The testimony has been shared with regional intelligence services. It has not yet been shared with the United Nations, which M23 officials accuse of willful blindness throughout the crisis.
Rwanda: Defense, not offense
As the evidence mounts, so too does the diplomatic pressure on Kigali.
This week, the African Union called for an emergency summit. The European Parliament debated sanctions. The United States State Department reiterated its demand that Rwanda “cease all support for M23 and withdraw from Congolese territory.”
There is only one problem: there are no Rwandan troops in Uvira.
Satellite imagery analyzed by independent conflict monitors shows no cross-border troop movements. Signal intelligence intercepted by regional partners shows no command-and-control links between Kigali and M23 forward positions. The Rwandan Defence Forces remain on the Rwandan side of the border—watching, waiting, and preparing for the possibility that the FDLR, which has now been fully integrated into the Congolese military command structure, might attempt the cross-border raid it has promised for three decades.

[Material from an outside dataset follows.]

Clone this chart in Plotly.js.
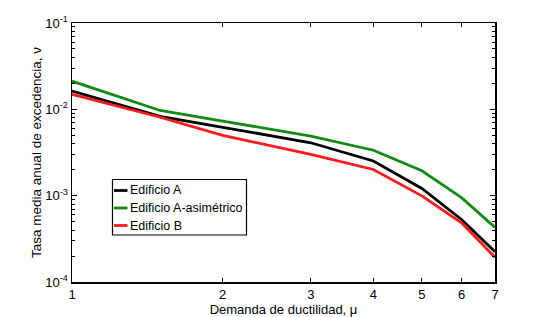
<!DOCTYPE html>
<html>
<head>
<meta charset="utf-8">
<script src="https://cdn.plot.ly/plotly-3.0.1.min.js"></script>
<style>html,body{margin:0;padding:0;background:#fff;}#chart{width:547px;height:317px;}</style>
</head>
<body>
<div id="chart"></div>
<script>
var ductility = [1, 1.5, 2, 3, 4, 5, 6, 7];
var edificioA = [0.0163, 0.0083, 0.0062, 0.0041, 0.00252, 0.00121, 0.00053, 0.000224];
var edificioAasim = [0.0212, 0.0097, 0.0073, 0.0049, 0.00336, 0.00194, 0.00095, 0.000429];
var edificioB = [0.0149, 0.0081, 0.0050, 0.0030, 0.00201, 0.000995, 0.000485, 0.000193];
var seriesNames = ['Edificio A', 'Edificio A-asimétrico', 'Edificio B'];
var xTicks = [1, 2, 3, 4, 5, 6, 7];
var yTicks = [1e-4, 1e-3, 1e-2, 1e-1];
var yTickText = ['10<sup>-4</sup>', '10<sup>-3</sup>', '10<sup>-2</sup>', '10<sup>-1</sup>'];

var minorY = [];
yTicks.slice(0, 3).forEach(function (d) { for (var k = 2; k <= 9; k++) minorY.push(d * k); });

var colors = ['#000000', '#138a13', '#ff1a1a'];
var data = [edificioA, edificioAasim, edificioB].map(function (ys, i) {
  return {x: ductility, y: ys, type: 'scatter', mode: 'lines', name: seriesNames[i],
          line: {color: colors[i], width: 2.8}, showlegend: false};
});

// plot area in pixels
var L = 72, R = 52, T = 23, B = 35, W = 547, H = 317;
var pw = W - L - R, ph = H - T - B;
function px(x) { return (x - L) / pw; }
function py(y) { return (H - B - y) / ph; }

var font = {family: 'Arial, Liberation Sans, sans-serif', size: 13, color: '#000'};
var legFont = {family: 'Arial, Liberation Sans, sans-serif', size: 12.5, color: '#000'};

// custom legend (MATLAB style, short line samples)
var shapes = [{type: 'rect', xref: 'paper', yref: 'paper', x0: px(112.5), x1: px(246.5), y0: py(235), y1: py(179.5),
               line: {color: '#000', width: 1.2}, fillcolor: '#fff', layer: 'above'}];
var annotations = [];
var rowY = [190.5, 208, 225.5];
seriesNames.forEach(function (n, i) {
  shapes.push({type: 'line', xref: 'paper', yref: 'paper', x0: px(114), x1: px(127.5), y0: py(rowY[i]), y1: py(rowY[i]),
               line: {color: colors[i], width: 2.8}, layer: 'above'});
  annotations.push({xref: 'paper', yref: 'paper', x: px(127.5), y: py(rowY[i]), xanchor: 'left', yanchor: 'middle',
                    text: n, showarrow: false, font: legFont});
});

var layout = {
  width: W, height: H,
  margin: {l: L, r: R, t: T, b: B},
  paper_bgcolor: '#fff', plot_bgcolor: '#fff',
  font: font,
  showlegend: false,
  shapes: shapes,
  annotations: annotations,
  xaxis: {type: 'log', range: [0, Math.log10(7)], tickvals: xTicks, ticktext: xTicks.map(String),
          ticks: 'inside', ticklen: 4, tickcolor: '#000', showline: true, linecolor: '#000', linewidth: 1.5,
          mirror: 'allticks', showgrid: false, zeroline: false, tickfont: font,
          title: {text: 'Demanda de ductilidad, μ', font: font, standoff: 2}},
  yaxis: {type: 'log', range: [-4, -1], tickvals: yTicks, ticktext: yTickText,
          ticks: 'inside', ticklen: 5, tickcolor: '#000', showline: true, linecolor: '#000', linewidth: 1.5,
          mirror: 'allticks', showgrid: false, zeroline: false, tickfont: font,
          minor: {tickvals: minorY, ticks: 'inside', ticklen: 3, tickcolor: '#000', showgrid: false},
          title: {text: 'Tasa media anual de excedencia, ν', font: {family: font.family, size: 13.5, color: '#000'}, standoff: 0}}
};
Plotly.newPlot('chart', data, layout, {displayModeBar: false, staticPlot: true});
</script>
</body>
</html>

“We are blamed for the fires, but we did not light them,” said a senior Rwandan official speaking on condition of anonymity. “We are blamed for the deaths, but we did not kill. We are blamed for the war, but we did
not want it. We simply said: if you come for our people again, we will not let you finish the job.”
The reference to 1994 is deliberate. For Rwanda, this is not geopolitics. It is memory.
The human cost
In a makeshift shelter on the outskirts of Uvira, a woman named Esperance holds a photograph of her husband. He was a teacher. He spoke four languages. He believed in Congo.
“He stayed because he thought the Zone Tampo meant peace,” she said. “He thought if there were no soldiers, there would be no killing. He forgot that they don’t need soldiers to kill us. They just need permission.”
She does not know where her children are.
She has not eaten in two days. She does not care about sanctions, or diplomacy, or the African Union.
She wants to know why the world watched.
What comes next?
M23 has announced that it will hold Uvira only until internationally verified security guarantees can be established.Guarantees that include the complete withdrawal of FDLR forces from South Kivu, the disarmament of Wazalendo militias targeting Tutsi civilians, and a halt to drone strikes on civilian populations.
The captured mercenary commander will be handed over to a neutral regional mechanism for prosecution, provided such a mechanism can be established. If not, M23 officials say, he will be tried in Congoby the people whose homes he helped bomb.
In Kinshasa, President Tshisekedi has remained silent on the massacres. His military spokesman continues to refer to M23 as “Rwandan proxies” and the Banyamulenge as “infiltrators.”
The language does not change. The killing does not stop. And the world, once again, is choosing which side to believe.